HitFix reviewer Alan Sepinwall complemented the series for its cast and music, but said that he didn't understand the hype towards the series. He also criticized the battle for the main-role of Marilyn for the musical, writing, "the show keeps trying to position Karen and Ivy as equally-deserving of the part, when Hilty very thoroughly outclasses McPhee whenever the production numbers start." Despite this, he called the pilot, "smart and slick", and that he would keep on watching future episodes. He ultimately gave the episode a B. In a podcast with Sepinwall and fellow HitFix writer Dan Feinberg, the two were very negative towards Jaime Cepero's performance as Ellis Tancharoen, with Sepinwall comparing it to a failed version of "All About Eve". They also criticized the writing for Messing's character, Julia Houston and Hilty's character, Ivy Lynn. Entertainment Weekly writer Ken Tucker praised Messing's performance calling her "funny and charming" and a dialed down version of her Will and Grace character Grace Adler. He later went on to criticize the storyline between McPhee and Hilty, believing that Hilty was "obviously superior" to McPhee and that the storyline felt "strained". He also went on to write that he hoped the series became a ratings success. Tanner Stransky, also of Entertainment Weekly, ranked the pilot episode as the 8th best television episode of 2012 saying, "After we watched the subsequent 14 episodes of Smash with a mixture of fascination and dismay (seriously, did Debra Messing's Julia wear a men's pajama top to meet her lover?), it was difficult to recall that the pilot was positively magical. But it was. In fact, that episode-ending performance of Let Me Be Your Star (featuring dueling divas Megan Hilty and Katharine McPhee) was among TV's most watchable and gleeful three minutes of the year. Rare is the series whose high-water mark is its pilot, and Smash is a shining example."

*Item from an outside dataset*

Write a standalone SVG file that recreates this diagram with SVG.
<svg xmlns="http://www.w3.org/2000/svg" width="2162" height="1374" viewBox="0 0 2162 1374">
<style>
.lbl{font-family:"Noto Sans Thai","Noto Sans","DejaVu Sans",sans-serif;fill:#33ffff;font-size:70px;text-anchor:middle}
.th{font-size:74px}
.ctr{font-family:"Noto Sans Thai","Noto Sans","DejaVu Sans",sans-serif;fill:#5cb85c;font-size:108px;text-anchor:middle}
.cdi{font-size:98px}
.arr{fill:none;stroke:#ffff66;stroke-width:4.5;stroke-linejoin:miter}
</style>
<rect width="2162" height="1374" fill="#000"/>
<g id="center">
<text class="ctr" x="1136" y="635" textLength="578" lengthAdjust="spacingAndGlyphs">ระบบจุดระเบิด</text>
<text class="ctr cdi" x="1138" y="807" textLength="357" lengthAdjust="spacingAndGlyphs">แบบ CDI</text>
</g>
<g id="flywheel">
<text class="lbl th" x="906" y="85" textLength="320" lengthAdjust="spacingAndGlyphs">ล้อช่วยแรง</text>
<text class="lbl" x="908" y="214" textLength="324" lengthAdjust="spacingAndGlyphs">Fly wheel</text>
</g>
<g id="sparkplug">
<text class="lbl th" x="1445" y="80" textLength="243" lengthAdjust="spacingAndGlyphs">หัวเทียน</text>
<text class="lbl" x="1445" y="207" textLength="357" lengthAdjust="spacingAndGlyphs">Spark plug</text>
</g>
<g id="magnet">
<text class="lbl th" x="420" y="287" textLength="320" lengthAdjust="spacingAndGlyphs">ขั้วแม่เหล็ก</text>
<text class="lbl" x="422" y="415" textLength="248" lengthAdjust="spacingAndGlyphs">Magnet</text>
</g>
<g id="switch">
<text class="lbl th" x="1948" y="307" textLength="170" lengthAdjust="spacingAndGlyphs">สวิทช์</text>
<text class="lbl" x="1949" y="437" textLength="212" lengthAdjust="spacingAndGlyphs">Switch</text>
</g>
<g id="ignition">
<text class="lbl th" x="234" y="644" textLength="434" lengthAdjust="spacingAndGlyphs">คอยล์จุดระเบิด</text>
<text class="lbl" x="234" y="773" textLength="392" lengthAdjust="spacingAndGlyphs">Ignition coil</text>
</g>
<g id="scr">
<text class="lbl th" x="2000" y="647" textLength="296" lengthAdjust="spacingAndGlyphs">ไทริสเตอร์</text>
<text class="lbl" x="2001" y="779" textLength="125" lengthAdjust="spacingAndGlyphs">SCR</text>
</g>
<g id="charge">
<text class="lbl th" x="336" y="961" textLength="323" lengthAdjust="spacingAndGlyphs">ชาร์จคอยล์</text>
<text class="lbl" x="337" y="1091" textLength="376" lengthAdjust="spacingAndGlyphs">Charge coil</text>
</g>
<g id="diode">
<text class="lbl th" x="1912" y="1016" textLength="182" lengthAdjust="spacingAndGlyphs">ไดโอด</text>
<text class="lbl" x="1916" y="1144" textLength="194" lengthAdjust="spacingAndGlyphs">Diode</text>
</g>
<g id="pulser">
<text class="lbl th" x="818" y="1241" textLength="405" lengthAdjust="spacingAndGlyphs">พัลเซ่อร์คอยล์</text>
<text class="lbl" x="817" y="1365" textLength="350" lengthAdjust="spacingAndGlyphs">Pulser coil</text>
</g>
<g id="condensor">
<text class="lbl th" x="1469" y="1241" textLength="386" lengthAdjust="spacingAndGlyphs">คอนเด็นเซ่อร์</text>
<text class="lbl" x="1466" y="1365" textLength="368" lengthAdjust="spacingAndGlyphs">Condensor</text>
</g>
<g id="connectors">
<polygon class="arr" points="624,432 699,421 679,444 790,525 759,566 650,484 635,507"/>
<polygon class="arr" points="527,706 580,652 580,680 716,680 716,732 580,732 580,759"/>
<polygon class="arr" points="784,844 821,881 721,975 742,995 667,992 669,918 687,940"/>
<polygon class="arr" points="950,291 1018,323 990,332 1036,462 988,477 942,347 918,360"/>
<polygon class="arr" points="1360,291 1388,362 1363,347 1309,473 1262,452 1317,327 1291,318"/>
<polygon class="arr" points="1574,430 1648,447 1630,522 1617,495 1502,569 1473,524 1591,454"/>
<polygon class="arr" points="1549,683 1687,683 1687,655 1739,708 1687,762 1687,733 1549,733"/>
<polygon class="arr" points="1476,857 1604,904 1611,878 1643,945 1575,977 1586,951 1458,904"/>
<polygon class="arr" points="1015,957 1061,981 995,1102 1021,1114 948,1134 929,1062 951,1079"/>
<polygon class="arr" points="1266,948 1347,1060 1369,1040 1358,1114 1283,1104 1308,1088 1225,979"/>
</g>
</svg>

David Wiegand of the San Francisco Chronicle gave the program a rave review and saying that, "[It's so] good you can't help wondering why no one thought of it before, a compelling mix of credible real-life melodrama with a fictionalized approximation of what it takes to get a Broadway show from the idea stage to opening night. Robert Bianco of USA Today wrote that "Unless you're allergic to musicals in general and Broadway in particular, you should find that a compelling central story, a strong cast, an out-of-the-procedural-mold premise and some rousing, roof-raising numbers more than compensate for any lingering problems." He ultimately gave it three and a half stars out of four. The A.V. Club reviewer Noel Murray praised the cast and Eileen's divorce storyline. He mainly criticized the staging and arrangement of the musical numbers saying they threatened the realism of the show and wrote they weren't completely "digetic". He ultimately gave the episode a B. Another A.V. Club reviewer Emily VanDerWerff criticized the series for not avoiding clichés but also wrote "the show is so damned sincere about how much it embraces the clichés of the backstage Broadway story that those inclined to like this sort of thing—and I'm very much one of them—will forgive it some of these excesses." She also criticized the adoption storyline. Despite this, he went on to compare the series to Hill Street Blues, ER and The West Wing.

==Accolades==
Smash won a 2012 Primetime Emmy Award for Josh Bergasse for choreography. The choreography for "The National Pastime" song in this episode was one of the routines that were part of the show's submission in the Choreography category.